Wskazano wstępne przyczyny wybuchu w Sędzińcu. W budynku było 10 osób

redakcja naTemat
20 kwietnia 2023, 11:40 • 1 minuta czytania
Dwie osoby są w stanie ciężkim, a dwie w średnio-ciężkim – taki na ten moment jest bilans ofiar wybuchu, do którego doszło w Sędzińcu w Wielkopolsce. Doszło tam do wybuchu gazu w budynku, w którym w chwili tragedii znajdowała się dziesiątka osób, w tym pięcioro dzieci. Gruzowisko było przeszukiwane do 1:00 w nocy.
Wybuch gazu w Sędzińcu. Jakie były przyczyny katastrofy? Fot. st. asp. A. Pupek - Komenda Miejska Państwowej Straży Pożarnej w Poznaniu.

Do eksplozji w Sędzińcu, w niewielkim, jednopiętrowym bloku, który zamieszkiwały dwie rodziny, doszło około godziny 20:00. W momencie wybuchu w budynku było dziesięcioro osób, w tym pięcioro dzieci. Jak podaje radio RMF FM, czworo rannych zostało przewiezionych do szpitali.

Stacja podaje, że do jednego z poszkodowanych wezwano helikopter LPR. Był częściowo przygnieciony, a na nogach miał ciężkie elementy konstrukcyjne budynku. – Musieliśmy użyć sprzętu, żeby podnieść ten słup czy też element z żelbetonu i uwolniliśmy tę osobę – mówił oficer prasowy Komendanta Powiatowego PSP w Pile Paweł Kamiński.

Stan dwojga poszkodowanych jest określany jako ciężki, a pozostałych dwóch jako średnio-ciężki.

– Mieszkańcy zniszczonego budynku zostali przyjęci na noc przez krewnych i sąsiadów. Także piątka dzieci, które przebywały w chwili tego zdarzenia w budynku, też przebywa u rodzin – mówi rzecznik Wielkopolskiego Urzędu Wojewódzkiego Jarosław Władczyk, cytowany przez rozgłośnię.

Jak dodał, pracownicy Wydziału Polityki Społecznej WUW udali się na miejsce, do ośrodka pomocy społecznej w gminie Wysoka, tak, aby ustalić stan materialny osób mieszkających w tym budynku, aby zastanowić się nad dalszym wsparciem rządowym dla tych osób. Zaznaczył też, że najpierw należy ustalić dokładne potrzeby mieszkańców, zanim zostaną im przydzielane np. lokale zastępcze.

Gaz przyczyną wybuchu

Teren został przeczesany dwa razy przy pomocy dwóch psów ratowniczych. Strażacy skończyli przeszukiwanie o godzinie 1:00 w nocy. Łącznie w akcji brało udział 25 zastępów straży pożarnej oraz osiem zespołów ratownictwa medycznego, w tym śmigłowiec.

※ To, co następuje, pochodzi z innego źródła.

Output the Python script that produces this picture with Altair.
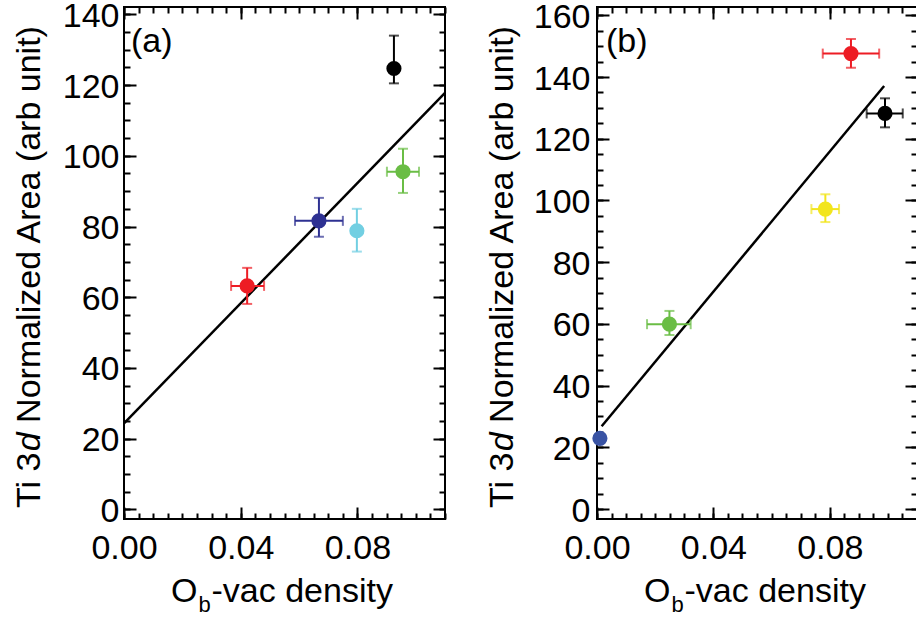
import altair as alt
import pandas as pd

FONT = "Liberation Sans"

# ---------------- Panel (a) ----------------
a_x = [0.0422, 0.0668, 0.0798, 0.0956, 0.0925]
a_y = [63.2, 81.6, 78.8, 95.5, 124.7]
a_xlo = [0.0367, 0.0586, 0.0798, 0.0901, 0.0925]
a_xhi = [0.0480, 0.0750, 0.0798, 0.1011, 0.0925]
a_ylo = [58.1, 77.1, 72.9, 89.5, 120.5]
a_yhi = [68.3, 88.1, 85.0, 102.0, 134.0]
a_colors = ["#ED1C24", "#2E3192", "#72CFE2", "#6ABD45", "#000000"]
a_fit_x = [0.0, 0.11]
a_fit_y = [24.3, 117.8]
a_ydomain = [-2.75, 142.1]
a_ymajor = [0, 20, 40, 60, 80, 100, 120, 140]

# ---------------- Panel (b) ----------------
b_x = [0.0010, 0.0249, 0.0785, 0.0873, 0.0990]
b_y = [22.9, 59.9, 97.2, 147.6, 128.2]
b_xlo = [0.0010, 0.0172, 0.0737, 0.0776, 0.0927]
b_xhi = [0.0010, 0.0322, 0.0832, 0.0970, 0.1051]
b_ylo = [22.9, 56.4, 93.0, 143.0, 123.7]
b_yhi = [22.9, 64.2, 102.0, 152.3, 133.1]
b_colors = ["#3953A4", "#6ABD45", "#F2E51D", "#ED1C24", "#000000"]
b_fit_x = [0.0016, 0.0987]
b_fit_y = [26.8, 137.1]
b_ydomain = [-3.24, 162.7]
b_ymajor = [0, 20, 40, 60, 80, 100, 120, 140, 160]

x_domain = [0.0, 0.11]
x_major = [0.0, 0.04, 0.08]
x_minor = [round(0.005 * i, 3) for i in range(23)]


def lab_axis(orient, values, fmt, pad, baseline=None, offset=None):
    kw = dict(orient=orient, values=values, format=fmt, ticks=False, tickSize=0,
              domain=False, grid=False, labelFontSize=34, labelFont=FONT,
              labelColor="black", labelPadding=pad, title=None,
              labelFlush=False, labelOverlap=False)
    if baseline:
        kw["labelBaseline"] = baseline
    if offset is not None:
        kw["labelOffset"] = offset
    return alt.Axis(**kw)


def tick_axis(orient, values, size):
    return alt.Axis(orient=orient, values=values, labels=False, domain=False,
                    grid=False, ticks=True, tickSize=size, tickWidth=2,
                    tickColor="black", offset=-size, title=None)


def panel(px, py, xlo, xhi, ylo, yhi, colors, fx, fy, ydomain, ymajor,
          letter, ylabpad, W, letter_x):
    H = 512
    yminor = [v for v in range(0, int(ydomain[1]) + 1, 5)]
    pts = pd.DataFrame(dict(x=px, y=py, xlo=xlo, xhi=xhi, ylo=ylo, yhi=yhi, c=colors))
    ypts = pts[pts.ylo < pts.yhi]
    xpts = pts[pts.xlo < pts.xhi]
    ycaps = pd.concat([ypts.assign(v=ypts.ylo), ypts.assign(v=ypts.yhi)])
    xcaps = pd.concat([xpts.assign(v=xpts.xlo), xpts.assign(v=xpts.xhi)])
    fit = pd.DataFrame(dict(x=fx, y=fy))

    xs = alt.Scale(domain=x_domain, nice=False, zero=False)
    ys = alt.Scale(domain=ydomain, nice=False, zero=False)
    col = alt.Color("c:N", scale=None, legend=None)

    fit_l = alt.Chart(fit).mark_line(color="black", strokeWidth=2.5).encode(
        x=alt.X("x:Q", scale=xs, axis=lab_axis("bottom", x_major, ".2f", 39, "alphabetic")),
        y=alt.Y("y:Q", scale=ys, axis=lab_axis("left", ymajor, "d", ylabpad, offset=2)),
    )
    yerr = alt.Chart(ypts).mark_rule(strokeWidth=2).encode(
        x=alt.X("x:Q", scale=xs, axis=tick_axis("bottom", x_major, 12)),
        y=alt.Y("ylo:Q", scale=ys, axis=tick_axis("left", ymajor, 12)),
        y2="yhi:Q", color=col,
    )
    xerr = alt.Chart(xpts).mark_rule(strokeWidth=2).encode(
        x=alt.X("xlo:Q", scale=xs, axis=tick_axis("top", x_major, 12)),
        x2="xhi:Q",
        y=alt.Y("y:Q", scale=ys, axis=tick_axis("right", ymajor, 12)),
        color=col,
    )
    ycap = alt.Chart(ycaps).mark_tick(orient="horizontal", size=10, thickness=2).encode(
        x=alt.X("x:Q", scale=xs, axis=tick_axis("bottom", x_minor, 6)),
        y=alt.Y("v:Q", scale=ys, axis=tick_axis("left", yminor, 6)),
        color=col,
    )
    xcap = alt.Chart(xcaps).mark_tick(orient="vertical", size=10, thickness=2).encode(
        x=alt.X("v:Q", scale=xs, axis=tick_axis("top", x_minor, 6)),
        y=alt.Y("y:Q", scale=ys, axis=tick_axis("right", yminor, 6)),
        color=col,
    )
    dots = alt.Chart(pts).mark_circle(size=230, opacity=1).encode(
        x=alt.X("x:Q", scale=xs, axis=None),
        y=alt.Y("y:Q", scale=ys, axis=None),
        color=col,
    )

    def txt(s, x, y, size=34, angle=None, style="normal"):
        kw = dict(align="left", baseline="alphabetic", fontSize=size, font=FONT,
                  color="black", fontStyle=style)
        if angle is not None:
            kw["angle"] = angle
        return alt.Chart(pd.DataFrame({"t": [s]})).mark_text(**kw).encode(
            x=alt.value(x), y=alt.value(y), text="t:N")

    texts = [
        txt("Ti 3", -84, 501, angle=270),
        txt("d", -84, 444.3, angle=270, style="italic"),
        txt("Normalized Area (arb unit)", -84, 415.9, angle=270),
        txt("O", 47, 595),
        txt("b", 74.5, 605, size=22),
        txt("-vac density", 87.5, 595),
        txt(letter, letter_x, 44.7),
    ]

    return alt.layer(fit_l, yerr, xerr, ycap, xcap, dots, *texts).resolve_axis(
        x="independent", y="independent"
    ).properties(width=W, height=H)


pa = panel(a_x, a_y, a_xlo, a_xhi, a_ylo, a_yhi, a_colors, a_fit_x, a_fit_y,
           a_ydomain, a_ymajor, "(a)", 5, 321, 7)
pb = panel(b_x, b_y, b_xlo, b_xhi, b_ylo, b_yhi, b_colors, b_fit_x, b_fit_y,
           b_ydomain, b_ymajor, "(b)", 7, 320, 9)

chart = alt.hconcat(pa, pb, spacing=152, bounds="flush").properties(
    padding={"left": 124, "top": 7, "right": 792, "bottom": 612},
    autosize=alt.AutoSizeParams(type="none"),
    background="white",
).configure_view(stroke="black", strokeWidth=2).configure_axis(grid=False)

chart.save("out.html", embed_options={"renderer": "svg", "actions": False})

Choć wiadomo, że przyczyną tragedii w Sędzińcu był wybuch gazu, dokładna przyczyna eksplozji jest jeszcze badana.

Na miejscu pracował niemal od początku nadzór budowlany, który wstępnie wykluczył możliwość dalszego korzystania z budynku, który częściowo się zawalił. Dziś miejsce wybuchu, pod nadzorem prokuratora, sprawdzają biegli z dziedziny nadzoru budowlanego, gazownictwa i pożarnictwa.